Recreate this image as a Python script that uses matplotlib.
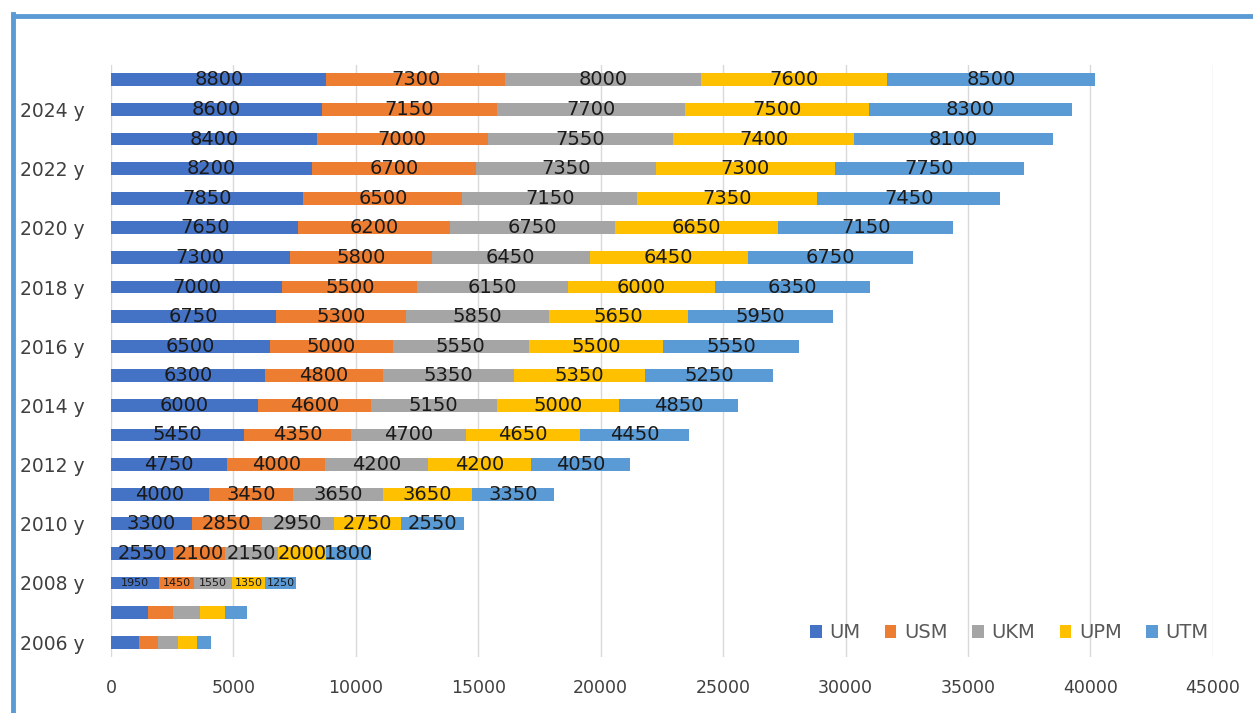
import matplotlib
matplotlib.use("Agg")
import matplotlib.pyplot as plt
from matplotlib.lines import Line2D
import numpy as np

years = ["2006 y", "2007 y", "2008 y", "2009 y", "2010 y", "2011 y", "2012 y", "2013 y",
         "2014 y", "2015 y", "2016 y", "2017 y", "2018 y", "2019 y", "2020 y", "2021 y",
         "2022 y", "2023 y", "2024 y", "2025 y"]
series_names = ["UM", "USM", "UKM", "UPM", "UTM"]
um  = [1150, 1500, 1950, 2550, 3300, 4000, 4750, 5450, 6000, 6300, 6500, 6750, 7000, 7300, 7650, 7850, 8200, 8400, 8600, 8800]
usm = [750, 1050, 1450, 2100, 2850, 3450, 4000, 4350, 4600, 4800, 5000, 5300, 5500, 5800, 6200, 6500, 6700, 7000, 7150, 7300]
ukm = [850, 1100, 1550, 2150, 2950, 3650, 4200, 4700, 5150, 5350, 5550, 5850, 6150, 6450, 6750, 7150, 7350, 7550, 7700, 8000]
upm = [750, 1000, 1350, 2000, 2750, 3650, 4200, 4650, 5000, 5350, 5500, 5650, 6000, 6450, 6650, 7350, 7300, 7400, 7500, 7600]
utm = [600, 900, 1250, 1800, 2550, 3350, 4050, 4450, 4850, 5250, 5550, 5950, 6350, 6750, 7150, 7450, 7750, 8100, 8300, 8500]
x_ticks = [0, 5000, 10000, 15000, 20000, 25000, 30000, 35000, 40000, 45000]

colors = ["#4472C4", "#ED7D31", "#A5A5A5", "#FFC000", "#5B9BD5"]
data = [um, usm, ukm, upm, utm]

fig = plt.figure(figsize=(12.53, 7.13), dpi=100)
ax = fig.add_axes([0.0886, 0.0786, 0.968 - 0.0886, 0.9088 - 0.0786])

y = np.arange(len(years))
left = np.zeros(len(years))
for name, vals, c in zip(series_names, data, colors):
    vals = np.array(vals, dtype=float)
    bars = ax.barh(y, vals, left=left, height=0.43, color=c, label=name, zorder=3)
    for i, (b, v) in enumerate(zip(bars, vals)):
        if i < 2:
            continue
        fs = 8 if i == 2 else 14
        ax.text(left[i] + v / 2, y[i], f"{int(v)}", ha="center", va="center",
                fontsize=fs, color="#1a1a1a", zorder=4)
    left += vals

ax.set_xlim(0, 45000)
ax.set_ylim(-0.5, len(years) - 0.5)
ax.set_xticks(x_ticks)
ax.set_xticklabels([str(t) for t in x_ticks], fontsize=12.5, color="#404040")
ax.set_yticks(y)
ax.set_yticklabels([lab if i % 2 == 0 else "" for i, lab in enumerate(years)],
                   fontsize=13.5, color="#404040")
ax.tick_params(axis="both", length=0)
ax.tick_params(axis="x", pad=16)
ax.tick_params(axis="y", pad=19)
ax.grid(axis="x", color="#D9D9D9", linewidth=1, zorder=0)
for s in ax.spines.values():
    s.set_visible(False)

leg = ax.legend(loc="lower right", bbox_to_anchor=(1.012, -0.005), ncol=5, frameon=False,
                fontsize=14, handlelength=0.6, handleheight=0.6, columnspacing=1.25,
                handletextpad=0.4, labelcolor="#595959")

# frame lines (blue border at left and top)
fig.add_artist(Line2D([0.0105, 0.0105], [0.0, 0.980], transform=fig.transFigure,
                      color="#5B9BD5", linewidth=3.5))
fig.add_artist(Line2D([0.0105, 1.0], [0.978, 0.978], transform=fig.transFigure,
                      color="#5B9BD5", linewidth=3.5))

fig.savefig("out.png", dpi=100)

□ □ □

• What you will do
Without the pictures, print the whole listing exactly as given.

• Exercise answer
Recreate this image as a Python script that uses matplotlib.
import matplotlib
matplotlib.use("Agg")
import matplotlib.pyplot as plt
from matplotlib.lines import Line2D
import numpy as np

years = ["2006 y", "2007 y", "2008 y", "2009 y", "2010 y", "2011 y", "2012 y", "2013 y",
         "2014 y", "2015 y", "2016 y", "2017 y", "2018 y", "2019 y", "2020 y", "2021 y",
         "2022 y", "2023 y", "2024 y", "2025 y"]
series_names = ["UM", "USM", "UKM", "UPM", "UTM"]
um  = [1150, 1500, 1950, 2550, 3300, 4000, 4750, 5450, 6000, 6300, 6500, 6750, 7000, 7300, 7650, 7850, 8200, 8400, 8600, 8800]
usm = [750, 1050, 1450, 2100, 2850, 3450, 4000, 4350, 4600, 4800, 5000, 5300, 5500, 5800, 6200, 6500, 6700, 7000, 7150, 7300]
ukm = [850, 1100, 1550, 2150, 2950, 3650, 4200, 4700, 5150, 5350, 5550, 5850, 6150, 6450, 6750, 7150, 7350, 7550, 7700, 8000]
upm = [750, 1000, 1350, 2000, 2750, 3650, 4200, 4650, 5000, 5350, 5500, 5650, 6000, 6450, 6650, 7350, 7300, 7400, 7500, 7600]
utm = [600, 900, 1250, 1800, 2550, 3350, 4050, 4450, 4850, 5250, 5550, 5950, 6350, 6750, 7150, 7450, 7750, 8100, 8300, 8500]
x_ticks = [0, 5000, 10000, 15000, 20000, 25000, 30000, 35000, 40000, 45000]

colors = ["#4472C4", "#ED7D31", "#A5A5A5", "#FFC000", "#5B9BD5"]
data = [um, usm, ukm, upm, utm]

fig = plt.figure(figsize=(12.53, 7.13), dpi=100)
ax = fig.add_axes([0.0886, 0.0786, 0.968 - 0.0886, 0.9088 - 0.0786])

y = np.arange(len(years))
left = np.zeros(len(years))
for name, vals, c in zip(series_names, data, colors):
    vals = np.array(vals, dtype=float)
    bars = ax.barh(y, vals, left=left, height=0.43, color=c, label=name, zorder=3)
    for i, (b, v) in enumerate(zip(bars, vals)):
        if i < 2:
            continue
        fs = 8 if i == 2 else 14
        ax.text(left[i] + v / 2, y[i], f"{int(v)}", ha="center", va="center",
                fontsize=fs, color="#1a1a1a", zorder=4)
    left += vals

ax.set_xlim(0, 45000)
ax.set_ylim(-0.5, len(years) - 0.5)
ax.set_xticks(x_ticks)
ax.set_xticklabels([str(t) for t in x_ticks], fontsize=12.5, color="#404040")
ax.set_yticks(y)
ax.set_yticklabels([lab if i % 2 == 0 else "" for i, lab in enumerate(years)],
                   fontsize=13.5, color="#404040")
ax.tick_params(axis="both", length=0)
ax.tick_params(axis="x", pad=16)
ax.tick_params(axis="y", pad=19)
ax.grid(axis="x", color="#D9D9D9", linewidth=1, zorder=0)
for s in ax.spines.values():
    s.set_visible(False)

leg = ax.legend(loc="lower right", bbox_to_anchor=(1.012, -0.005), ncol=5, frameon=False,
                fontsize=14, handlelength=0.6, handleheight=0.6, columnspacing=1.25,
                handletextpad=0.4, labelcolor="#595959")

# frame lines (blue border at left and top)
fig.add_artist(Line2D([0.0105, 0.0105], [0.0, 0.980], transform=fig.transFigure,
                      color="#5B9BD5", linewidth=3.5))
fig.add_artist(Line2D([0.0105, 1.0], [0.978, 0.978], transform=fig.transFigure,
                      color="#5B9BD5", linewidth=3.5))

fig.savefig("out.png", dpi=100)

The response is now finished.